# AIM OF THE EXERCISE
In the records below, reproduce exactly the lines from the one containing "Emit a component" through the one containing "const yTicks = [0, 1, 2, 3, 4, 5, 6, 7];", both included, and omit the pictures.

# EXERCISE MATERIAL
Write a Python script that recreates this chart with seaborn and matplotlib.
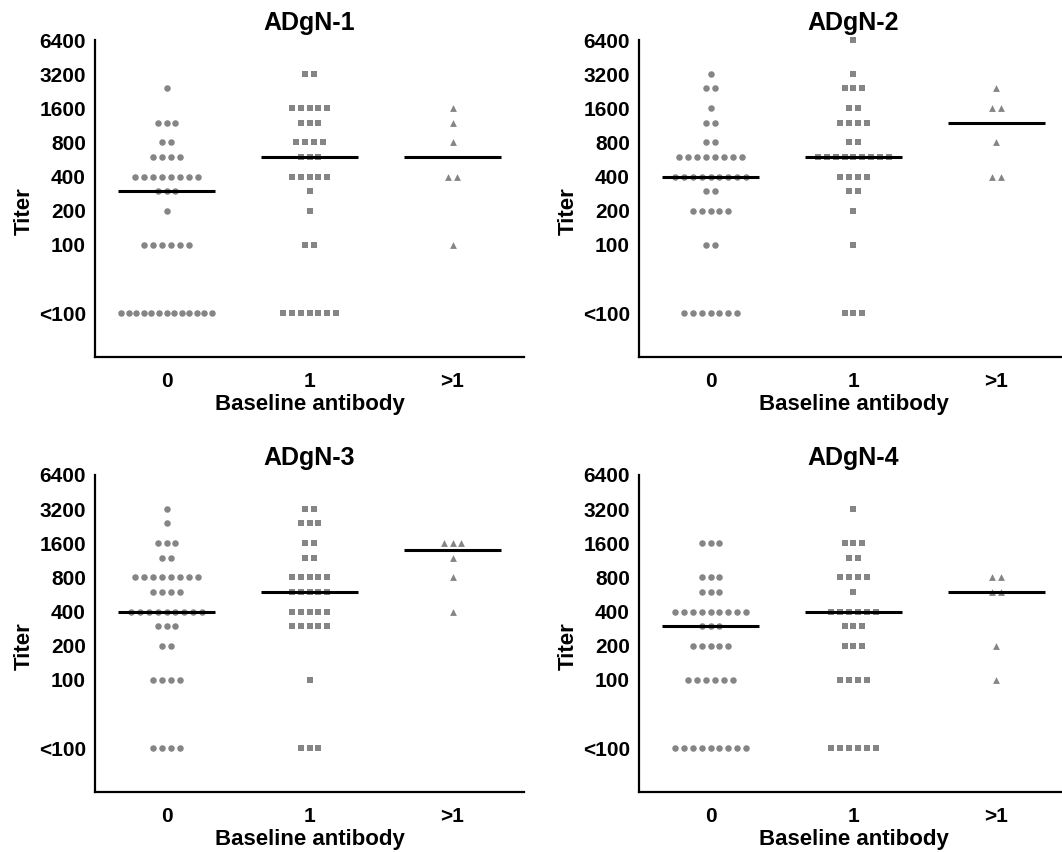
import numpy as np
import pandas as pd
import matplotlib.pyplot as plt
import seaborn as sns

# titer levels used for the rows; "<100" is drawn at 25
TITER_LEVELS = [25, 100, 200, 300, 400, 600, 800, 1200, 1600, 2400, 3200, 6400]
TICK_VALUES = [25, 100, 200, 400, 800, 1600, 3200, 6400]
TICK_LABELS = ['<100', '100', '200', '400', '800', '1600', '3200', '6400']
GROUPS = ['0', '1', '>1']
PANELS = ['ADgN-1', 'ADgN-2', 'ADgN-3', 'ADgN-4']

# number of subjects at each titer level (same order as TITER_LEVELS)
ADGN1_G0 = [13, 6, 1, 3, 8, 4, 2, 3, 0, 1, 0, 0]
ADGN1_G1 = [7, 2, 1, 1, 5, 3, 4, 3, 5, 0, 2, 0]
ADGN1_G2 = [0, 1, 0, 0, 2, 0, 1, 1, 1, 0, 0, 0]

ADGN2_G0 = [7, 2, 5, 2, 9, 8, 2, 2, 1, 2, 1, 0]
ADGN2_G1 = [3, 1, 1, 2, 4, 9, 2, 4, 2, 3, 1, 1]
ADGN2_G2 = [0, 0, 0, 0, 2, 0, 1, 0, 2, 1, 0, 0]

ADGN3_G0 = [4, 4, 2, 3, 9, 4, 8, 2, 3, 1, 1, 0]
ADGN3_G1 = [3, 1, 0, 5, 5, 5, 5, 2, 2, 3, 2, 0]
ADGN3_G2 = [0, 0, 0, 0, 1, 0, 1, 1, 3, 0, 0, 0]

ADGN4_G0 = [9, 6, 5, 3, 9, 3, 3, 0, 3, 0, 0, 0]
ADGN4_G1 = [6, 4, 3, 3, 6, 1, 4, 2, 3, 0, 1, 0]
ADGN4_G2 = [0, 1, 1, 0, 0, 2, 2, 0, 0, 0, 0, 0]

COUNTS = {
    'ADgN-1': [ADGN1_G0, ADGN1_G1, ADGN1_G2],
    'ADgN-2': [ADGN2_G0, ADGN2_G1, ADGN2_G2],
    'ADgN-3': [ADGN3_G0, ADGN3_G1, ADGN3_G2],
    'ADgN-4': [ADGN4_G0, ADGN4_G1, ADGN4_G2],
}

GRAY = '#858585'
MARKERS = {'0': 'o', '1': 's', '>1': '^'}
SIZES = {'0': 22, '1': 22, '>1': 24}
DX = 0.062      # horizontal gap between dots in a row
MAX_ROW = 0.63  # widest a row may get
HALF_LINE = 0.34


def build_frame():
    rows = []
    for panel in PANELS:
        for gi, grp in enumerate(GROUPS):
            for level, n in zip(TITER_LEVELS, COUNTS[panel][gi]):
                if n == 0:
                    continue
                step = DX if (n - 1) * DX <= MAX_ROW else MAX_ROW / (n - 1)
                offs = (np.arange(n) - (n - 1) / 2) * step
                for o in offs:
                    rows.append({'panel': panel, 'group': grp, 'pos': gi,
                                 'x': gi + o, 'titer': level})
    return pd.DataFrame(rows)


df = build_frame()

sns.set_theme(style="white")
plt.rcParams.update({
    'font.family': ['Liberation Sans', 'DejaVu Sans'],
    'font.weight': 'bold',
    'text.color': 'black',
    'axes.labelcolor': 'black',
    'xtick.color': 'black',
    'ytick.color': 'black',
})

fig = plt.figure(figsize=(10.62, 8.52), dpi=100)
W, H = 1062, 852
# axes rectangles in pixels: left, top, right, bottom
rects = [(95, 40, 524, 357), (639, 40, 1068, 357),
         (95, 475, 524, 792), (639, 475, 1068, 792)]

for panel, (l, t, r, b) in zip(PANELS, rects):
    ax = fig.add_axes([l / W, 1 - b / H, (r - l) / W, (b - t) / H])
    sub = df[df['panel'] == panel]
    for grp in GROUPS:
        g = sub[sub['group'] == grp]
        sns.scatterplot(data=g, x='x', y='titer', marker=MARKERS[grp],
                        s=SIZES[grp], color=GRAY, linewidth=0, legend=False,
                        ax=ax, clip_on=False, zorder=2)
        med = np.median(g['titer'])
        gi = GROUPS.index(grp)
        ax.hlines(med, gi - HALF_LINE, gi + HALF_LINE, color='black',
                  linewidth=2.2, zorder=3)

    ax.set_yscale('log', base=2)
    ax.set_ylim(10.3, 6400)
    ax.set_xlim(-0.5, 2.5)
    ax.set_yticks(TICK_VALUES)
    ax.set_yticklabels(TICK_LABELS)
    ax.minorticks_off()
    ax.set_xticks(range(len(GROUPS)))
    ax.set_xticklabels(GROUPS)
    ax.tick_params(axis='y', length=0, pad=6.5, labelsize=15, labelcolor='black')
    ax.tick_params(axis='x', length=0, pad=11, labelsize=15, labelcolor='black')
    for lab in ax.get_xticklabels() + ax.get_yticklabels():
        lab.set_fontweight('bold')

    ax.set_title(panel, fontsize=18, fontweight='bold', pad=7, color='black')
    ax.set_xlabel('Baseline antibody', fontsize=16, fontweight='bold',
                  labelpad=2, color='black')
    ax.set_ylabel('Titer', fontsize=16, fontweight='bold', color='black')
    ax.yaxis.set_label_coords(-0.14, 0.46)

    sns.despine(ax=ax)
    for side in ['left', 'bottom']:
        ax.spines[side].set_color('black')
        ax.spines[side].set_linewidth(1.6)
    ax.grid(False)

plt.savefig('out.png', dpi=100)
plt.close()
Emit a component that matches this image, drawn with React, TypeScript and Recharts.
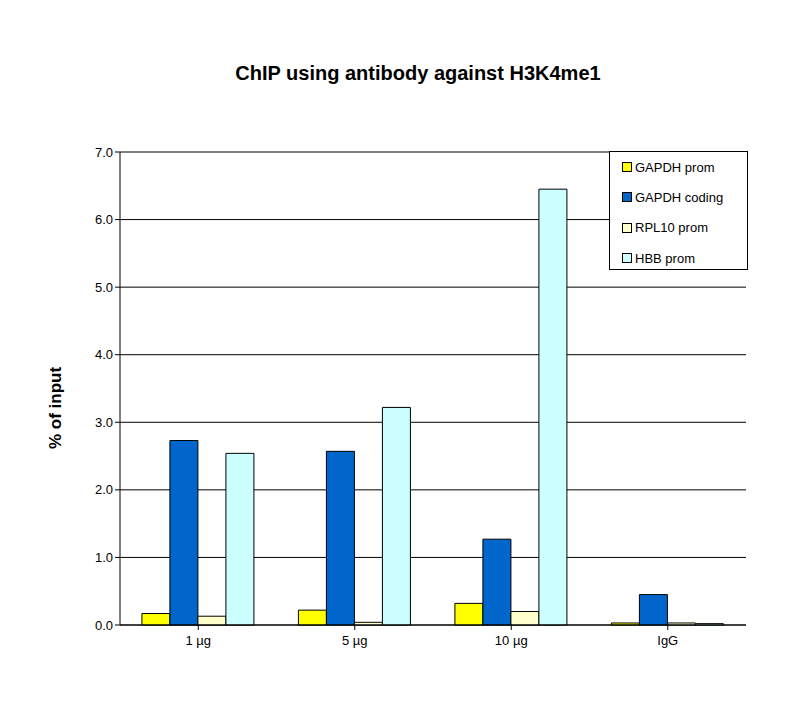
import React from "react";
import { BarChart, Bar, XAxis, YAxis, CartesianGrid } from "recharts";

const categories = ["1 µg", "5 µg", "10 µg", "IgG"];
const gapdhProm = [0.17, 0.22, 0.32, 0.03];
const gapdhCoding = [2.73, 2.57, 1.27, 0.45];
const rpl10Prom = [0.13, 0.04, 0.2, 0.03];
const hbbProm = [2.54, 3.22, 6.45, 0.02];
const yTicks = [0, 1, 2, 3, 4, 5, 6, 7];

const series = [
  { key: "g1", name: "GAPDH prom", color: "#FFFF00" },
  { key: "g2", name: "GAPDH coding", color: "#0066CC" },
  { key: "r", name: "RPL10 prom", color: "#FFFFCC" },
  { key: "h", name: "HBB prom", color: "#CCFFFF" },
];

const data = categories.map((c, i) => ({
  cat: c,
  g1: gapdhProm[i],
  g2: gapdhCoding[i],
  r: rpl10Prom[i],
  h: hbbProm[i],
}));

const font = "'Liberation Sans', Arial, sans-serif";

export default function App() {
  return (
    <div style={{ margin: -8, width: 801, height: 705, position: "relative", fontFamily: font }}>
      <div style={{ position: "absolute", left: 0, top: 62, width: 836, textAlign: "center", fontWeight: "bold", fontSize: 20 }}>
        ChIP using antibody against H3K4me1
      </div>
      <div style={{ position: "absolute", left: 56, top: 408, transform: "translate(-50%,-50%) rotate(-90deg)", fontWeight: "bold", fontSize: 17, whiteSpace: "nowrap" }}>
        % of input
      </div>
      <BarChart width={801} height={705} data={data} margin={{ top: 152, right: 55, bottom: 0, left: 0 }} barCategoryGap="14%" barGap={0}>
        <CartesianGrid vertical={false} stroke="#000" />
        <XAxis dataKey="cat" stroke="#000" tickSize={5} tick={{ fill: "#000", fontSize: 13, fontFamily: font }} tickMargin={6} height={80} />
        <YAxis width={120} domain={[0, 7]} ticks={yTicks} interval={0} tickFormatter={(v) => v.toFixed(1)} stroke="#000" tickSize={5} tick={{ fill: "#000", fontSize: 13, fontFamily: font }} />
        {series.map((s) => (
          <Bar key={s.key} dataKey={s.key} name={s.name} fill={s.color} stroke="#000" strokeWidth={1} isAnimationActive={false} />
        ))}
      </BarChart>
      <div style={{ position: "absolute", left: 609, top: 151, border: "1px solid #000", background: "#fff", width: 139, height: 119, boxSizing: "border-box", padding: "0 0 0 12px", fontSize: 13 }}>
        {series.map((s) => (
          <div key={s.key} style={{ display: "flex", alignItems: "center", height: 30.3 }}>
            <span style={{ display: "inline-block", width: 8, height: 8, background: s.color, border: "1px solid #000", marginRight: 3 }} />
            <span>{s.name}</span>
          </div>
        ))}
      </div>
      <div style={{ position: "absolute", left: 0, top: 0, width: 799, height: 703, border: "1px solid #000", pointerEvents: "none" }} />
    </div>
  );
}
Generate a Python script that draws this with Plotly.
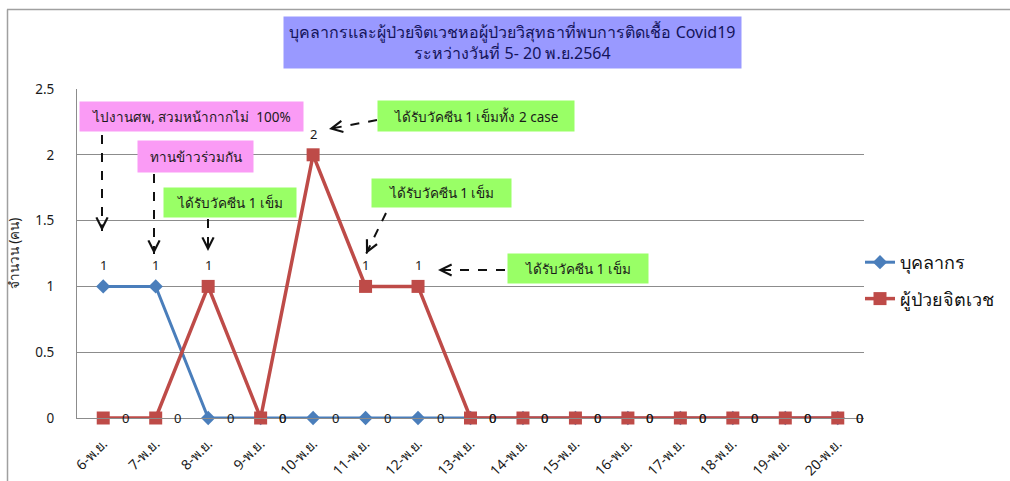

# RESPONSE TO THIS EXERCISE
Emit a component that matches this image, drawn with React, TypeScript and Recharts.
import React from "react";
import { BarChart, Bar, XAxis, YAxis, CartesianGrid } from "recharts";

const categories = ["1 µg", "5 µg", "10 µg", "IgG"];
const gapdhProm = [0.17, 0.22, 0.32, 0.03];
const gapdhCoding = [2.73, 2.57, 1.27, 0.45];
const rpl10Prom = [0.13, 0.04, 0.2, 0.03];
const hbbProm = [2.54, 3.22, 6.45, 0.02];
const yTicks = [0, 1, 2, 3, 4, 5, 6, 7];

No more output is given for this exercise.